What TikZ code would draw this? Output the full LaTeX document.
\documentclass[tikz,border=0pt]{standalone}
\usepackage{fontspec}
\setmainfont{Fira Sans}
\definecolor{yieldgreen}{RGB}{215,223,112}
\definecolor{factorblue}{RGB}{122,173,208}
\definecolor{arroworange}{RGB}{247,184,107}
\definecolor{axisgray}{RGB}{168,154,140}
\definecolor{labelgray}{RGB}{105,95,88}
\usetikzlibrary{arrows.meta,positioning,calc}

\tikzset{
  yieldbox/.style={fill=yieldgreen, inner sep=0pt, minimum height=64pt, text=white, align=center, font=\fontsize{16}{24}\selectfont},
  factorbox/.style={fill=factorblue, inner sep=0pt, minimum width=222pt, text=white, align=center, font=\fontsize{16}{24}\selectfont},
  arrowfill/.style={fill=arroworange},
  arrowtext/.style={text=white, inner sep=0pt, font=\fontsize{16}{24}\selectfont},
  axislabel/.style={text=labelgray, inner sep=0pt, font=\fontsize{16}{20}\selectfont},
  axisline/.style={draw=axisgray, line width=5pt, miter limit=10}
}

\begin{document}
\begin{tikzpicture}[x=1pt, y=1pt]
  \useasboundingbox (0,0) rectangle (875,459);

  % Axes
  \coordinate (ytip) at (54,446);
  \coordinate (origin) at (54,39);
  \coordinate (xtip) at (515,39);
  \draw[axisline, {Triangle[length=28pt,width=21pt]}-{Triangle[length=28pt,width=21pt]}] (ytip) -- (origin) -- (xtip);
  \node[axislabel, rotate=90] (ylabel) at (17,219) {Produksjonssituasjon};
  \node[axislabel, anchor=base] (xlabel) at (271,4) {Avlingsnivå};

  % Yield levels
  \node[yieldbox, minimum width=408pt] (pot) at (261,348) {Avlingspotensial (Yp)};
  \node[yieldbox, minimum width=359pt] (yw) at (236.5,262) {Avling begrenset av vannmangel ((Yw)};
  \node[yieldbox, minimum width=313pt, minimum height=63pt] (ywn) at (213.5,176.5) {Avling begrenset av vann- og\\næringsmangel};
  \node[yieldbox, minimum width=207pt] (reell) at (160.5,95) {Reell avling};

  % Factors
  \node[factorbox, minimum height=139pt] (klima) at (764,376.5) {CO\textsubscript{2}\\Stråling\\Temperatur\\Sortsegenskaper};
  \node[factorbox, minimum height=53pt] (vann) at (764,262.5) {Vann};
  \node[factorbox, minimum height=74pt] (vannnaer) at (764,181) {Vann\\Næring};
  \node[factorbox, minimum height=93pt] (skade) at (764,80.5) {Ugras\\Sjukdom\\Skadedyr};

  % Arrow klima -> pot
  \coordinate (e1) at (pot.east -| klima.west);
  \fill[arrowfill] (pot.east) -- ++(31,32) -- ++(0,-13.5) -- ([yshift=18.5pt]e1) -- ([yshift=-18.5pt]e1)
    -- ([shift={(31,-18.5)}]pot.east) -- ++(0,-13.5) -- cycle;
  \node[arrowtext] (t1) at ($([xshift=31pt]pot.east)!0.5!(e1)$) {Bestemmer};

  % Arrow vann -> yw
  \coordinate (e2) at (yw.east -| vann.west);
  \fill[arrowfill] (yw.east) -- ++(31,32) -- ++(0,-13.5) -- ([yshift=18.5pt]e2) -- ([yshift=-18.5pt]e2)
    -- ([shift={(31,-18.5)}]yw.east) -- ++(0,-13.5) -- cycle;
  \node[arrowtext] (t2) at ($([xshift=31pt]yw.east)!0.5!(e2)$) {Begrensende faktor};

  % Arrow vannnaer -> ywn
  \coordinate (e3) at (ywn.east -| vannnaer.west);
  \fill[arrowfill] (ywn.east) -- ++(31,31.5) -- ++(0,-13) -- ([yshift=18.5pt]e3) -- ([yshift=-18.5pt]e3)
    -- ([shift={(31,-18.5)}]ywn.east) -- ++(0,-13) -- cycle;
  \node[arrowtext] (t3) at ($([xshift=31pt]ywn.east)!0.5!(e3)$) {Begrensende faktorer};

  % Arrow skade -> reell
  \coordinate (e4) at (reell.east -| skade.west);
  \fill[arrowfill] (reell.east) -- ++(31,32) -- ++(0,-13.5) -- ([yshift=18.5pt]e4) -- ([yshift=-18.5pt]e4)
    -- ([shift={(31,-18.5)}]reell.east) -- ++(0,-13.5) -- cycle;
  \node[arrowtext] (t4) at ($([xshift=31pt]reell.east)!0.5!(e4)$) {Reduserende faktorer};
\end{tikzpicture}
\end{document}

...

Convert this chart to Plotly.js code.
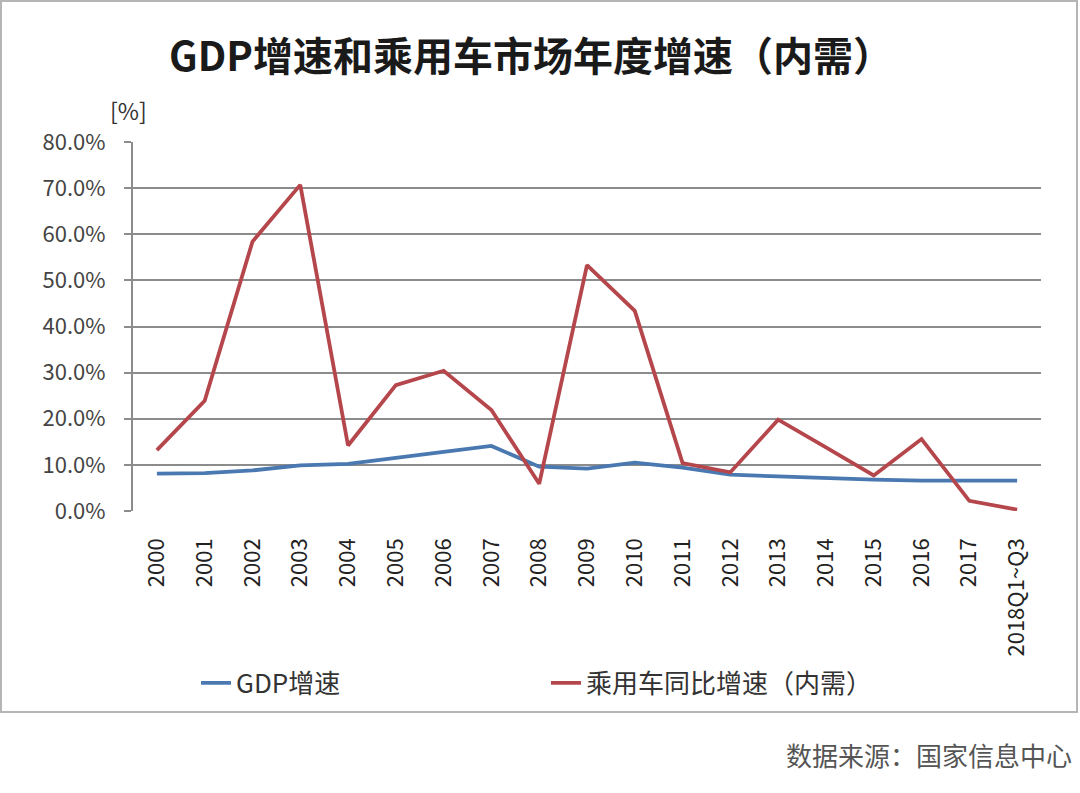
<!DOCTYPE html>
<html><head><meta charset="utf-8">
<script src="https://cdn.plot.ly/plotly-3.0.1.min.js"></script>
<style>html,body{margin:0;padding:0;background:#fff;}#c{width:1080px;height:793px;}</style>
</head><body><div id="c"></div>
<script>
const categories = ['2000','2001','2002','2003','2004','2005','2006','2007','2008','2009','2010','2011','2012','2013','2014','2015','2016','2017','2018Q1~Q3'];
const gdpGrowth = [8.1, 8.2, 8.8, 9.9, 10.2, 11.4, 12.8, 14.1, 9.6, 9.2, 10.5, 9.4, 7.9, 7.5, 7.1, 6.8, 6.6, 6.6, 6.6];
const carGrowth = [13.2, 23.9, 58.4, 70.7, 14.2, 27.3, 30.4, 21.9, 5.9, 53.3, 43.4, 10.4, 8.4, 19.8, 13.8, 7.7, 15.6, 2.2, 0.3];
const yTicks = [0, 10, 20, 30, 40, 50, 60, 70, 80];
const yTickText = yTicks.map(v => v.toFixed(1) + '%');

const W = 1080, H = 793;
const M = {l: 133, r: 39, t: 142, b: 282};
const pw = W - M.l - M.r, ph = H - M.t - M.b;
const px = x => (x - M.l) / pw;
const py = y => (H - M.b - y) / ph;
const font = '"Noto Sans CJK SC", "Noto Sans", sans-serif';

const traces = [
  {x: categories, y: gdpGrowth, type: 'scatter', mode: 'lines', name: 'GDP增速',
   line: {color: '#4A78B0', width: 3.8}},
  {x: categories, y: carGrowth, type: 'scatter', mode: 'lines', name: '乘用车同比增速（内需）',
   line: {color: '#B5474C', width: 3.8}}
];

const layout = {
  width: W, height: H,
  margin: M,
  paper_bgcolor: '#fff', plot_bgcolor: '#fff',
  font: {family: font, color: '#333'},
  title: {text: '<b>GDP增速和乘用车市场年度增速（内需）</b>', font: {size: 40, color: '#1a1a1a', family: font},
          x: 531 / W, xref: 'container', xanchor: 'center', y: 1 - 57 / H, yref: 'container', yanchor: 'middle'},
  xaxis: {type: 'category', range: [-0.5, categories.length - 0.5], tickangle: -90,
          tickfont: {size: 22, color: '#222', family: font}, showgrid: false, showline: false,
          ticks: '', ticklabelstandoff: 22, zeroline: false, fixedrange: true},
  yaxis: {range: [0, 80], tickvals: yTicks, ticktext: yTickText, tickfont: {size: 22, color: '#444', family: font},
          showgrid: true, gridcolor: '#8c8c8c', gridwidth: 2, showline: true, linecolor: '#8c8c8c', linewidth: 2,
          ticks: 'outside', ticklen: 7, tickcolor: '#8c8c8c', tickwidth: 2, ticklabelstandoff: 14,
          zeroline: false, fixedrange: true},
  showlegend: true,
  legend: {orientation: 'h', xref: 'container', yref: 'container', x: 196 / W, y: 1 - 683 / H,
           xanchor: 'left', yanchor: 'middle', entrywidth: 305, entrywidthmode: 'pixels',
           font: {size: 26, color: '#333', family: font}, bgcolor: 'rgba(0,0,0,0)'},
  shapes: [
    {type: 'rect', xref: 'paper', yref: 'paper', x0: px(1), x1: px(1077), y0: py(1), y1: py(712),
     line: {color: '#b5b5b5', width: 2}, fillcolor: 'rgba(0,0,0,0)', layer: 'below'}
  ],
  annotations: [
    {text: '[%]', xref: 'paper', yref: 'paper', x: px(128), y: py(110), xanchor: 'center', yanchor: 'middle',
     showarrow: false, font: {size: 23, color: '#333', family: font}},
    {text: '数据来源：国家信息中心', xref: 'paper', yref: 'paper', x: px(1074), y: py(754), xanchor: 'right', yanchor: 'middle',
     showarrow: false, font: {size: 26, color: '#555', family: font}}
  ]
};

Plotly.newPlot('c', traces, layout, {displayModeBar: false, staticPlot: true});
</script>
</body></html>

* * *

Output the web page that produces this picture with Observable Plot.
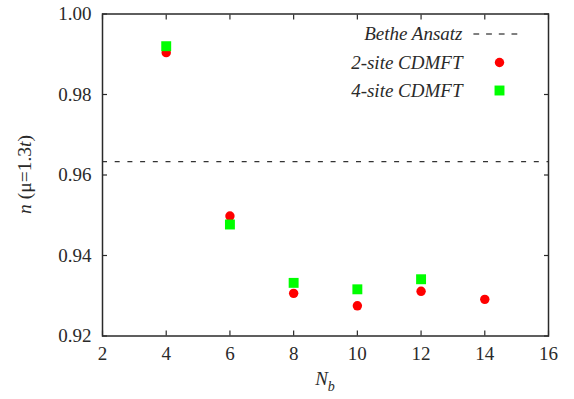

WHAT IS EXPECTED » Of the entries listed above, reproduce only the lines starting at the line containing "What TikZ code" and ending at the line containing "(0,0) rectangle (875,459);". Include both, exactly as they stand.

ANSWER IN FULL »
What TikZ code would draw this? Output the full LaTeX document.
\documentclass[tikz,border=0pt]{standalone}
\usepackage{fontspec}
\setmainfont{Fira Sans}
\definecolor{yieldgreen}{RGB}{215,223,112}
\definecolor{factorblue}{RGB}{122,173,208}
\definecolor{arroworange}{RGB}{247,184,107}
\definecolor{axisgray}{RGB}{168,154,140}
\definecolor{labelgray}{RGB}{105,95,88}
\usetikzlibrary{arrows.meta,positioning,calc}

\tikzset{
  yieldbox/.style={fill=yieldgreen, inner sep=0pt, minimum height=64pt, text=white, align=center, font=\fontsize{16}{24}\selectfont},
  factorbox/.style={fill=factorblue, inner sep=0pt, minimum width=222pt, text=white, align=center, font=\fontsize{16}{24}\selectfont},
  arrowfill/.style={fill=arroworange},
  arrowtext/.style={text=white, inner sep=0pt, font=\fontsize{16}{24}\selectfont},
  axislabel/.style={text=labelgray, inner sep=0pt, font=\fontsize{16}{20}\selectfont},
  axisline/.style={draw=axisgray, line width=5pt, miter limit=10}
}

\begin{document}
\begin{tikzpicture}[x=1pt, y=1pt]
  \useasboundingbox (0,0) rectangle (875,459);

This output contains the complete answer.